Evolution of the circulating TRAIL levels in relation to the clinical/metabolic status of T1DM patients. a Circulating TRAIL levels were monitored in serum samples collected at the indicated time points of the clinical history of the T1DM pediatric patients enrolled in the study (n = 11). Horizontal bars are median, upper and lower edges of box are 75th and 25th percentiles, lines extending from box are 10th and 90th percentiles. *p < 0.01 compared to admission; **p < 0.05 compared to discharge. b Correlation analyses between TRAIL circulating levels and clinical parameters related to the metabolic status of patients. Positive correlation between TRAIL and base excess (BE) as well as between TRAIL and bicarbonate (HCO3) are shown. Correlation coefficients, calculated by Spearman’s analysis, are reported for each correlation in the text

As for clinical protocol, in the patients with DKA (n = 6) upon admission between 5 and 10, blood samples were taken for each subject before reaching normalization of venous blood gas (VBG) and/or blood glucose (BG). This allowed us to monitor TRAIL levels also at the time points corresponding to metabolic stabilization (median time between admission and stabilization of 15.5 h; IQR 10.1–20.9). Analysis of TRAIL levels in relationship with all the clinical/metabolic parameters reported in Table 1 revealed a significant (p < 0.05) correlation only between TRAIL levels and: HCO3 (Spearman’s rank correlation, ρ = 0.4944, p = 0.0014; Fig. 1b), BE (ρ = 0.4405, p = 0.0044; Fig. 1b), pH (ρ = 0.368, p = 0.0193), pCO2 (ρ = 0.3962 p = 0.0114).

Discussion

In both newly diagnosed T1DM and in secondary DKA pediatric patients, we documented a significant increase of serum TRAIL levels after short-standing insulin treatment has been established. Moreover, the circulating levels of TRAIL correlated with the metabolic parameters. To our knowledge, this is the first report demonstrating a rapid modulation of circulating TRAIL during the first hours after T1DM onset and/or DKA and its relationship with the metabolic status, further supporting a link between TRAIL and T1DM. In particular, even if carried out in a small cohort, our pilot study can strongly suggest the link between TRAIL and the metabolic status, because (1) a worst metabolic status (documented by HCO3, BE, pH and CO2 assessments) is associated with lower TRAIL levels, and (2) improvement in TRAIL levels is seen shortly upon metabolic stabilization.
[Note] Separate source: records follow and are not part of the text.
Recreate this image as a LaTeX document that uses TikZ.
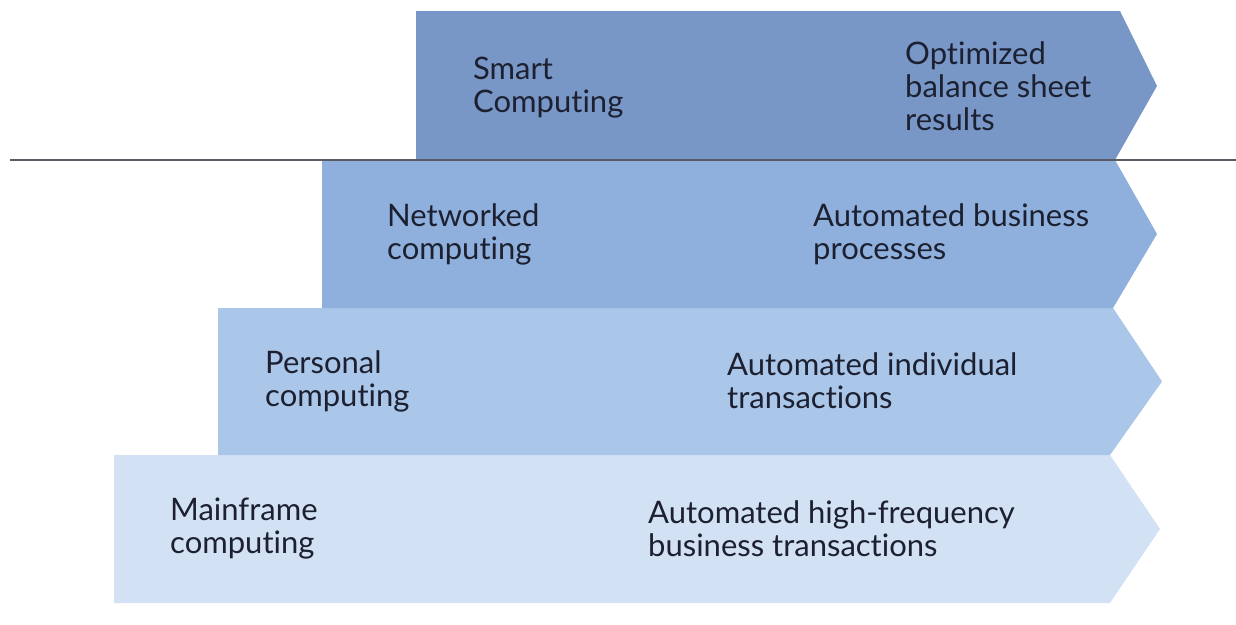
\documentclass[tikz,border=0pt]{standalone}
\usepackage{fontspec}
\setmainfont{Lato}[Ligatures=NoCommon]
\usetikzlibrary{positioning, math}
\definecolor{smartblue}{RGB}{120,151,199}
\definecolor{netblue}{RGB}{143,176,220}
\definecolor{persblue}{RGB}{170,198,232}
\definecolor{mainblue}{RGB}{210,226,244}
\definecolor{txtnavy}{RGB}{28,32,48}
\definecolor{rulegray}{RGB}{90,92,100}

\begin{document}
\begin{tikzpicture}[x=1pt, y=-1pt,
  band/.style={draw=none},
  lbl/.style={anchor=west, align=left, inner sep=0pt, text=txtnavy,
    font=\fontsize{31}{33}\selectfont}]
\useasboundingbox (0,0) rectangle (1236,624);
\tikzmath{
\xb=1115;
\xt=1160;
}

% bands, back to front
\fill[band, mainblue] (114,455) -- (\xb-5,455) -- (\xt,529) -- (\xb-5,603) -- (114,603) -- cycle;
\fill[band, persblue] (218,308) -- (\xb-2,308) -- (\xt+2,381.5) -- (\xb-5,455) -- (218,455) -- cycle;
\fill[band, netblue] (322,160) -- (\xb,160) -- (\xt-3,234) -- (\xb-2,308) -- (322,308) -- cycle;
\fill[band, smartblue] (416,11) -- (\xb+5,11) -- (\xt-3,86) -- (\xb,160) -- (416,160) -- cycle;

% separating rule
\coordinate (ruleL) at (10,160);
\coordinate (ruleR) at (1236,160);
\draw[rulegray, line width=1.2pt] (ruleL) -- (ruleR);

% left labels
\node[lbl] (smart) at (473,88) {Smart\\Computing};
\node[lbl] (net) at (387,234) {Networked\\computing};
\node[lbl] (pers) at (265,381) {Personal\\computing};
\node[lbl] (main) at (170,529) {Mainframe\\computing};

% right labels
\node[lbl] (smartR) at (905,86) {Optimized\\balance sheet\\results};
\node[lbl] (netR) at (813,234) {Automated business\\processes};
\node[lbl] (persR) at (727,381) {Automated individual\\transactions};
\node[lbl] (mainR) at (648,529) {Automated high-frequency\\business transactions};
\end{tikzpicture}
\end{document}
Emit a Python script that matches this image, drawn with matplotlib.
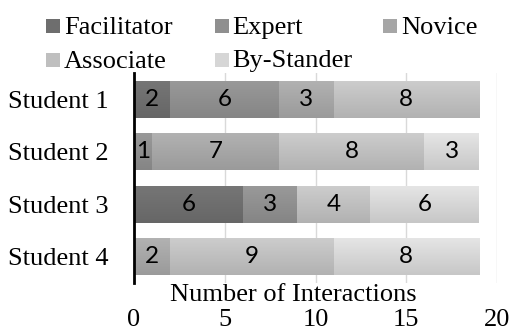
import numpy as np
import matplotlib
matplotlib.use("Agg")
import matplotlib.pyplot as plt
from matplotlib.patches import Rectangle
from matplotlib.colors import to_rgb

students = ["Student 1", "Student 2", "Student 3", "Student 4"]
roles = ["Facilitator", "Expert", "Novice", "Associate", "By-Stander"]
facilitator = [2, 0, 6, 0]
expert = [6, 1, 3, 0]
novice = [3, 7, 0, 2]
associate = [8, 8, 4, 9]
bystander = [0, 3, 6, 8]
xticks = [0, 5, 10, 15, 20]
xlabel = "Number of Interactions"

series = [facilitator, expert, novice, associate, bystander]
colors = ["#6e6e6e", "#8f8f8f", "#a6a6a6", "#bfbfbf", "#d6d6d6"]

serif = "Liberation Serif"
W, H = 511, 331
fig = plt.figure(figsize=(W / 100, H / 100), dpi=100)
ax = fig.add_axes([134 / W, 1 - 283 / H, (497 - 134) / W, 210 / H])

def shade(c, f):
    r = np.array(to_rgb(c))
    return np.clip(r * f, 0, 1)

y = np.arange(len(students))
left = np.zeros(len(students))
for name, vals, col in zip(roles, series, colors):
    vals = np.array(vals, dtype=float)
    bars = ax.barh(y, vals, left=left, height=0.7, color=col, zorder=2, label=name)
    for rect, v in zip(bars, vals):
        if v <= 0:
            continue
        x0, y0 = rect.get_xy()
        w, h = rect.get_width(), rect.get_height()
        t = np.linspace(0, 1, 64)
        top, bot = shade(col, 1.07), shade(col, 0.93)
        grad = (top[None, :] * (1 - t[:, None]) + bot[None, :] * t[:, None])[:, None, :]
        im = ax.imshow(grad, extent=(x0, x0 + w, y0, y0 + h), origin="lower",
                       aspect="auto", zorder=2.5, interpolation="bilinear")
        im.set_clip_path(rect)
        ax.text(x0 + w / 2, y0 + h / 2, f"{int(v)}", ha="center", va="center",
                fontsize=17.5, family="Lato", color="black", zorder=3)
    left += vals

ax.set_xlim(0, 20)
ax.set_ylim(3.5, -0.5)
ax.set_xticks(xticks)
ax.set_xticklabels([str(v) for v in xticks], family=serif, fontsize=19)
ax.set_yticks(y)
ax.set_yticklabels(students, family=serif, fontsize=19)
ax.tick_params(axis="x", length=0, pad=19)
ax.tick_params(axis="y", length=0, pad=18)
ax.grid(axis="x", color="#d9d9d9", linewidth=1, zorder=0)
ax.set_axisbelow(True)
for s in ["top", "right", "bottom"]:
    ax.spines[s].set_visible(False)
ax.spines["left"].set_linewidth(2)
ax.spines["left"].set_color("black")
ax.spines["left"].set_zorder(4)

fig.text(293 / W, 1 - 301 / H, xlabel, ha="center", va="baseline",
         family=serif, fontsize=19)

# legend: three columns, two rows
for i, (name, col) in enumerate(zip(roles, colors)):
    c, r = i % 3, i // 3
    mx = 46 + c * 168.5
    base = 34 + r * 33.5
    fig.patches.append(Rectangle((mx / W, 1 - (base - 1) / H), 14 / W, 14 / H,
                                 transform=fig.transFigure, facecolor=col,
                                 edgecolor="none"))
    fig.text((mx + 18) / W, 1 - base / H, name, ha="left", va="baseline",
             family=serif, fontsize=19)

fig.savefig("out.png", dpi=100)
A potential molecular mechanism that links metabolic state and circulating levels of TRAIL might be represented by C reactive protein (CRP). Indeed, it has been shown that CRP is elevated in children with newly diagnosed T1DM and DKA crisis and that it likely enhances inflammation process by modulating a variety of cytokines [4]. In particular, it has been reported that CRP is able to up-regulate pro-inflammatory cytokines IL-6, IL-8 and TNF-α, and also to decrease IL-10 secretion. Likewise, we have previously documented that TRAIL expression and release is down-regulated by CRP [5]. Although the mechanism underlining the down-regulation of TRAIL in T1DM should be further investigated, these findings suggest how the metabolic endangerment, rather than autoimmunity, is clearly linked to the decrease in the circulating levels of TRAIL.